Quote word for word the lines below, beginning with the first and ending with the one that has "fig.text(u / w". Drop the pictures.

►

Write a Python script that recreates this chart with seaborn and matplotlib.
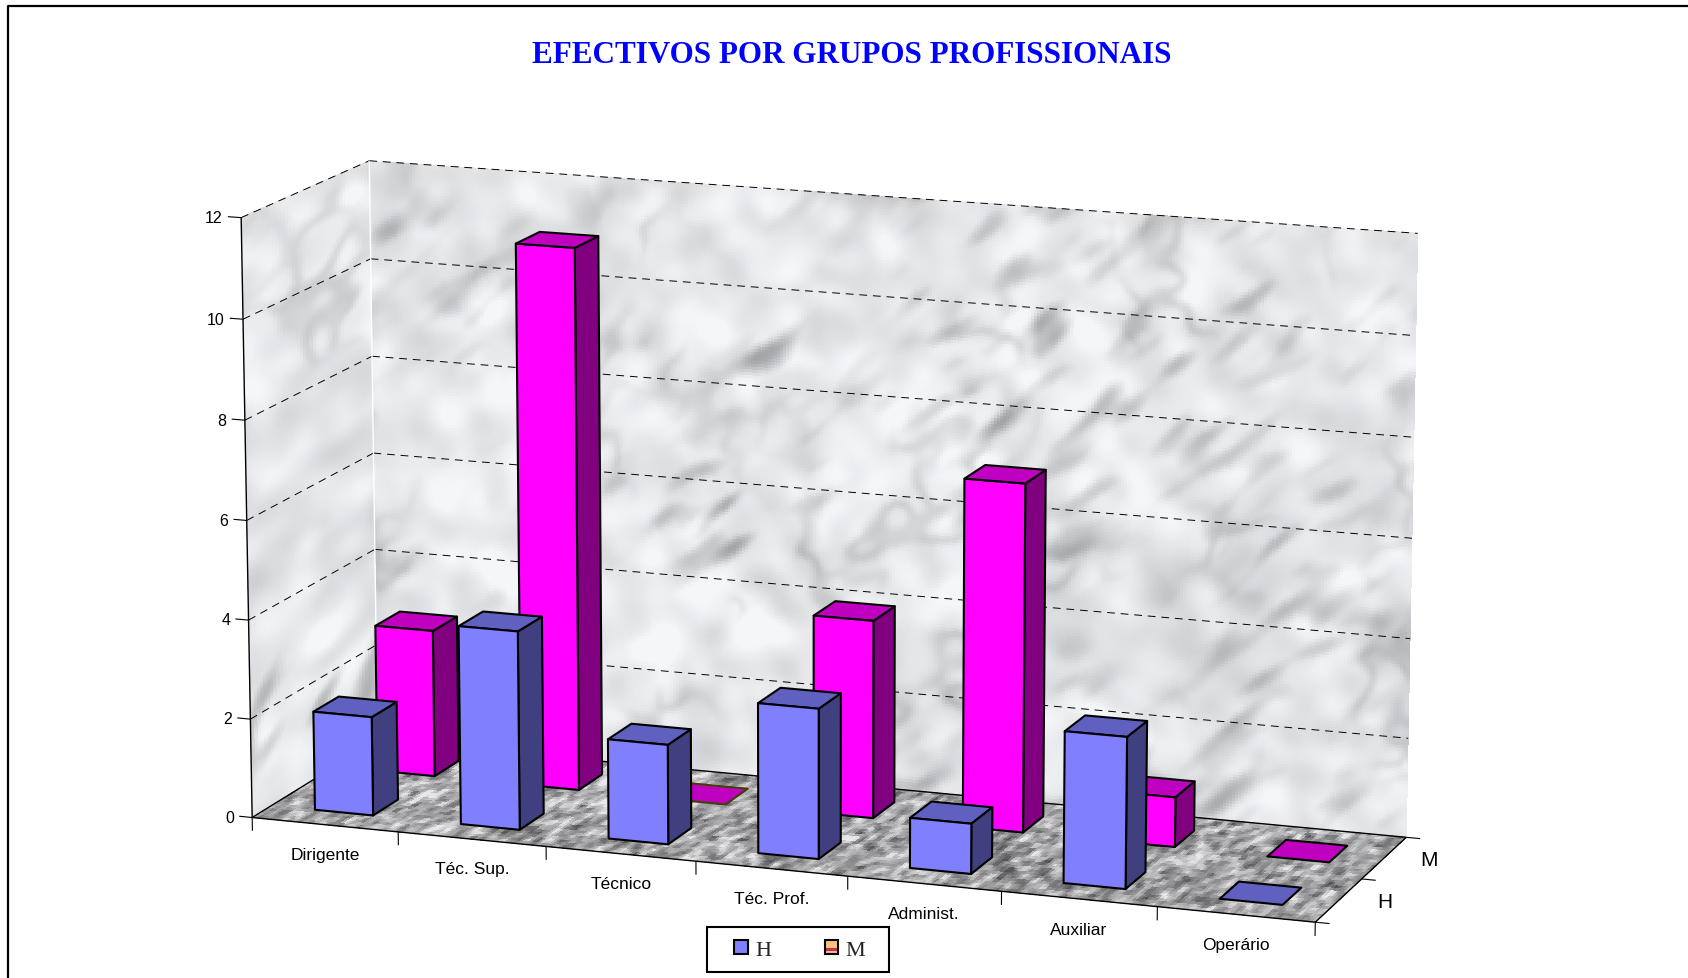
import numpy as np
import pandas as pd
import seaborn as sns
import matplotlib
matplotlib.use('Agg')
import matplotlib.pyplot as plt
from matplotlib.legend_handler import HandlerBase
from matplotlib.patches import Patch, Rectangle
from mpl_toolkits.mplot3d.art3d import Line3DCollection, Poly3DCollection

# Chart data
categories = ['Dirigente', 'Téc. Sup.', 'Técnico', 'Téc. Prof.', 'Administ.', 'Auxiliar', 'Operário']
values_h = [2, 4, 2, 3, 1, 3, 0]
values_m = [3, 11, 0, 4, 7, 1, 0]
z_ticks = [0, 2, 4, 6, 8, 10, 12]
title = 'EFECTIVOS POR GRUPOS PROFISSIONAIS'

W, H = 1688, 979
SANS = 'Liberation Sans'
SERIF = 'Liberation Serif'

row_depth = {'M': 0.75, 'H': 0.25}
row_colors = {
    'H': ('#8080FF', '#404080', '#6060C0'),
    'M': ('#FF00FF', '#800080', '#C000C0'),
}
BAR_W = 0.4
BAR_D = 0.2

# Box corners (category, depth, value) and where they land on the canvas
box_world = np.array([[0, 0, 0], [0, 0, 12], [0, 1, 12], [0, 1, 0], [7, 1, 12], [7, 1, 0], [7, 0, 0]], float)
box_canvas = np.array([[235, 760], [224, 202], [343, 151], [350, 689], [1317, 218], [1307, 777], [1221, 859]],
                      float) * W / 1568


def fit_camera(world, canvas):
    rows = []
    for (x, y, z), (u, v) in zip(world, canvas):
        rows.append([x, y, z, 1, 0, 0, 0, 0, -u * x, -u * y, -u * z, -u])
        rows.append([0, 0, 0, 0, x, y, z, 1, -v * x, -v * y, -v * z, -v])
    p = np.linalg.svd(np.array(rows))[2][-1].reshape(3, 4)
    if p[2, 3] < 0:
        p = -p
    # third row only has to sort far things first
    return np.vstack([p[0], p[1], [0, 0, 0, -1], p[2]])


def label(x, d, z, text, **kwargs):
    u, v, _, w = proj @ np.array([x, d, z, 1.0])
    fig.text(u / w / W, 1 - v / w / H, text, va='center', color='black', **kwargs)


def blur(img, sx, sy=None, angle=0.0):
    sy = sx if sy is None else sy
    fy = np.fft.fftfreq(img.shape[0])[:, None]
    fx = np.fft.fftfreq(img.shape[1])[None, :]
    a = np.deg2rad(angle)
    fu = fx * np.cos(a) + fy * np.sin(a)
    fv = -fx * np.sin(a) + fy * np.cos(a)
    gain = np.exp(-2 * np.pi ** 2 * ((fu * sx) ** 2 + (fv * sy) ** 2))
    return np.fft.ifft2(np.fft.fft2(img) * gain).real


def smooth(rng, shape, sx, sy=None, angle=0.0):
    out = blur(rng.standard_normal(shape), sx, sy, angle)
    return out / out.std()


def marble(rng, shape, angle=40):
    fractal = smooth(rng, shape, 9) + 0.55 * smooth(rng, shape, 4, 3, angle)
    mask = np.clip(smooth(rng, shape, 12) + 0.45, 0, 1.3)
    veins = np.exp(-(fractal / 0.42) ** 2) * mask
    streak = np.clip(smooth(rng, shape, 6, 2, angle) - 0.35, 0, 3) * np.clip(smooth(rng, shape, 18) + 0.6, 0, 1.3)
    gray = 229 + 4 * smooth(rng, shape, 20) + 7 * smooth(rng, shape, 3.5) - 24 * veins - 20 * streak
    gray = np.clip(blur(gray, 0.8), 135, 245) / 255
    return np.dstack([gray - 0.004, gray + 0.002, gray + 0.012, np.ones(shape)])


def granite(rng, shape):
    gray = 166 + 28 * smooth(rng, shape, 0.8, 0.7) + 12 * smooth(rng, shape, 2, 1.5)
    gray = np.clip(gray, 85, 232) / 255
    return np.dstack([gray, gray, gray + 0.008, np.ones(shape)])


def textured(ax, xs, ys, zs, colors):
    ax.plot_surface(xs, ys, zs, facecolors=colors, rstride=1, cstride=1, shade=False,
                    linewidth=0, antialiased=False, zorder=1)


def draw_lines(ax, segments, **kwargs):
    ax.add_collection3d(Line3DCollection(segments, **kwargs))


def box_faces(x0, x1, d0, d1, top):
    front = [(x0, d0, 0), (x1, d0, 0), (x1, d0, top), (x0, d0, top)]
    right = [(x1, d0, 0), (x1, d1, 0), (x1, d1, top), (x1, d0, top)]
    cap = [(x0, d0, top), (x1, d0, top), (x1, d1, top), (x0, d1, top)]
    return front, right, cap


class SwatchHandler(HandlerBase):
    def create_artists(self, legend, orig_handle, xdescent, ydescent, width, height, fontsize, trans):
        side = 0.62 * fontsize * 1.0
        x, y = -xdescent + width - side, -ydescent + (height - side) / 2
        parts = [Rectangle((x, y), side, side, facecolor=orig_handle.get_facecolor(), edgecolor='none',
                           transform=trans)]
        if orig_handle.get_label().startswith('M'):
            parts.append(Rectangle((x, y + 0.2 * side), side, 0.22 * side, facecolor='#C03060',
                                   edgecolor='none', transform=trans))
        parts.append(Rectangle((x, y), side, side, facecolor='none', edgecolor='black', linewidth=1.5,
                               transform=trans))
        return parts


sns.set_theme(style='white')
df = pd.DataFrame({'categoria': categories, 'H': values_h, 'M': values_m})
long_df = df.melt(id_vars='categoria', var_name='grupo', value_name='efectivos')
n_cat = len(categories)
z_top = z_ticks[-1]
rng = np.random.default_rng(11)

fig = plt.figure(figsize=(W / 100, H / 100), dpi=100, facecolor='white')
ax = fig.add_axes([0, 0, 1, 1], projection='3d', computed_zorder=False)
ax.set_xticks([])
ax.set_yticks([])
ax.set_zticks([])
ax.set_axis_off()
proj = fit_camera(box_world, box_canvas)
ax.get_proj = lambda: proj
ax.apply_aspect = lambda position=None: None

# Marble walls and floor
gx, gz = np.meshgrid(np.linspace(0, n_cat, 351), np.linspace(0, z_top, 201))
textured(ax, gx, np.ones_like(gx), gz, marble(rng, (200, 350)))
gd, gz = np.meshgrid(np.linspace(0, 1, 41), np.linspace(0, z_top, 201))
textured(ax, np.zeros_like(gd), gd, gz, marble(rng, (200, 40), angle=60))
gx, gd = np.meshgrid(np.linspace(0, n_cat, 351), np.linspace(0, 1, 36))
textured(ax, gx, gd, np.zeros_like(gx), granite(rng, (35, 350)))

# Dashed gridlines around the two walls
grid = []
for z in z_ticks[1:]:
    grid.append([(0, 0, z), (0, 1, z)])
    grid.append([(0, 1, z), (n_cat, 1, z)])
draw_lines(ax, grid, colors='black', linewidths=0.7, linestyles=[(0, (8, 6))], zorder=2)
draw_lines(ax, [[(0, 1, 0), (0, 1, z_top)]], colors='white', linewidths=1.0, zorder=2)

# Floor outline and axis lines
outline = [[(0, 0, 0), (n_cat, 0, 0)], [(n_cat, 0, 0), (n_cat, 1, 0)], [(n_cat, 1, 0), (0, 1, 0)],
           [(0, 1, 0), (0, 0, 0)], [(0, 0, 0), (0, 0, z_top)]]
draw_lines(ax, outline, colors='black', linewidths=1.0, zorder=3)
ticks = [[(-0.09, 0, z), (0, 0, z)] for z in z_ticks]
ticks += [[(i, 0, 0), (i, 0, -0.27)] for i in range(n_cat + 1)]
ticks += [[(n_cat, d, 0), (n_cat + 0.09, d, 0)] for d in [0, 0.5, 1]]
draw_lines(ax, ticks, colors='black', linewidths=0.8, zorder=3)

for z in z_ticks:
    label(-0.125, 0, z - 0.03, str(z), ha='right', fontsize=11.5, family=SANS)
for i, name in enumerate(categories):
    label(i + 0.5, 0, -0.6, name, ha='center', fontsize=12.5, family=SANS)
for name, d in row_depth.items():
    label(n_cat + 0.29, d, 0.06, name, ha='center', fontsize=15, family=SANS)

# Bars, back row first
order = 4
for grupo in ['M', 'H']:
    rows = long_df[long_df['grupo'] == grupo].reset_index(drop=True)
    front_c, right_c, top_c = row_colors[grupo]
    d_mid = row_depth[grupo]
    for i, v in enumerate(rows['efectivos']):
        x0, x1 = i + 0.5 - BAR_W / 2, i + 0.5 + BAR_W / 2
        d0, d1 = d_mid - BAR_D / 2, d_mid + BAR_D / 2
        front, right, cap = box_faces(x0, x1, d0, d1, v)
        edge = 'black'
        if v > 0:
            verts, cols = [front, right, cap], [front_c, right_c, top_c]
        else:
            verts, cols = [cap], [top_c]
            if rows['categoria'][i] == 'Técnico':
                edge = '#404000'
        ax.add_collection3d(Poly3DCollection(verts, facecolors=cols, edgecolors=edge, linewidths=1.5,
                                             zorder=order))
        order += 1

# Page border and title
fig.add_artist(plt.Line2D([7.5 / W, 7.5 / W, 1], [0, 1 - 6.5 / H, 1 - 6.5 / H], color='black', lw=1.6))
fig.text(852 / W, 1 - 55.5 / H, title, ha='center', va='center', fontsize=22.4, fontweight='bold',
         family=SERIF, color='#0000FF')

handles = [Patch(facecolor=row_colors['H'][0], label='H'), Patch(facecolor='#FFC080', label='M\u2002')]
leg = fig.legend(handles=handles, loc='center', bbox_to_anchor=(798 / W, 1 - 950.5 / H), ncol=2,
                 handler_map={Patch: SwatchHandler()}, prop={'family': SERIF, 'size': 16},
                 frameon=True, fancybox=False, framealpha=1, edgecolor='black',
                 handlelength=1.3, handleheight=0.7, handletextpad=0.35, columnspacing=1.7,
                 borderpad=0.55, borderaxespad=0)
leg.get_frame().set_linewidth(1.5)

# 2D limits of the 3D axes are canvas pixels, set last
ax.viewLim.intervalx = (0, W)
ax.viewLim.intervaly = (H, 0)

fig.savefig('out.png', dpi=100)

◄

- [Written solution]
Write a Python script that recreates this chart with seaborn and matplotlib.
import numpy as np
import pandas as pd
import seaborn as sns
import matplotlib
matplotlib.use('Agg')
import matplotlib.pyplot as plt
from matplotlib.legend_handler import HandlerBase
from matplotlib.patches import Patch, Rectangle
from mpl_toolkits.mplot3d.art3d import Line3DCollection, Poly3DCollection

# Chart data
categories = ['Dirigente', 'Téc. Sup.', 'Técnico', 'Téc. Prof.', 'Administ.', 'Auxiliar', 'Operário']
values_h = [2, 4, 2, 3, 1, 3, 0]
values_m = [3, 11, 0, 4, 7, 1, 0]
z_ticks = [0, 2, 4, 6, 8, 10, 12]
title = 'EFECTIVOS POR GRUPOS PROFISSIONAIS'

W, H = 1688, 979
SANS = 'Liberation Sans'
SERIF = 'Liberation Serif'

row_depth = {'M': 0.75, 'H': 0.25}
row_colors = {
    'H': ('#8080FF', '#404080', '#6060C0'),
    'M': ('#FF00FF', '#800080', '#C000C0'),
}
BAR_W = 0.4
BAR_D = 0.2

# Box corners (category, depth, value) and where they land on the canvas
box_world = np.array([[0, 0, 0], [0, 0, 12], [0, 1, 12], [0, 1, 0], [7, 1, 12], [7, 1, 0], [7, 0, 0]], float)
box_canvas = np.array([[235, 760], [224, 202], [343, 151], [350, 689], [1317, 218], [1307, 777], [1221, 859]],
                      float) * W / 1568


def fit_camera(world, canvas):
    rows = []
    for (x, y, z), (u, v) in zip(world, canvas):
        rows.append([x, y, z, 1, 0, 0, 0, 0, -u * x, -u * y, -u * z, -u])
        rows.append([0, 0, 0, 0, x, y, z, 1, -v * x, -v * y, -v * z, -v])
    p = np.linalg.svd(np.array(rows))[2][-1].reshape(3, 4)
    if p[2, 3] < 0:
        p = -p
    # third row only has to sort far things first
    return np.vstack([p[0], p[1], [0, 0, 0, -1], p[2]])


def label(x, d, z, text, **kwargs):
    u, v, _, w = proj @ np.array([x, d, z, 1.0])
    fig.text(u / w / W, 1 - v / w / H, text, va='center', color='black', **kwargs)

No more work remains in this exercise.